The notion of a Cohen–Macaulay ring marks the cross–roads of two powerful lines of research in present-day commutative algebra. While its main development belongs to the homological theory of commutative rings, it finds surprising and fruitful applications in the realm of algebraic combinatorics. Consequently this book is an introduction to the homological and combinatorial aspects of commutative algebra.

We have tried to keep the text self-contained. However, it has not proved possible, and would perhaps not have been appropriate, to develop commutative ring theory from scratch.
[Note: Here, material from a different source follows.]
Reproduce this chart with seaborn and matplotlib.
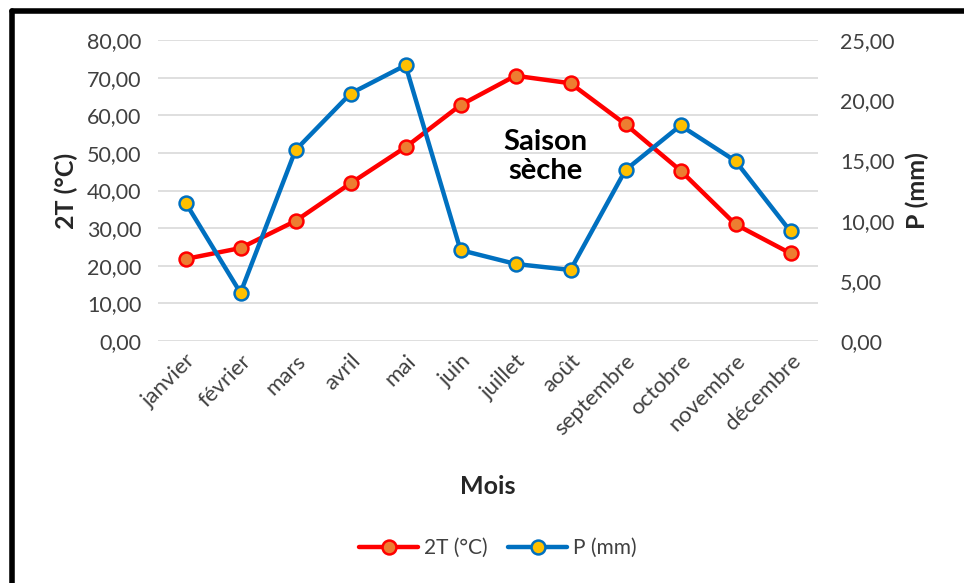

Instead we assume the reader has acquired some fluency in the language of rings, ideals, and modules by working through an introductory text like Atiyah and Macdonald [15] or Sharp [344]. Nevertheless, to ease the access for the non-expert, the essentials of dimension theory have been collected in an appendix.

As exemplified by Matsumura's standard textbook [270], it is natural to have the notions of grade and depth follow dimension theory, and so Chapter 1 opens with the introduction of regular sequences on which their definition is based. From the very beginning we stress their connection with homological and linear algebra, and in particular with the Koszul complex.

Chapter 2 introduces Cohen–Macaulay rings and modules, our main subjects. Next we study regular local rings. They form the most special class of Cohen–Macaulay rings; their theory culminates in the Auslander–Buchsbaum–Serre and Auslander–Buchsbaum–Nagata theorems. Unlike the Cohen–Macaulay property in general, regularity has a very clear geometric interpretation: it is the algebraic counterpart of the notion of a non–singular point. Similarly the third class of rings introduced in Chapter 2, that of complete intersections, is of geometric significance.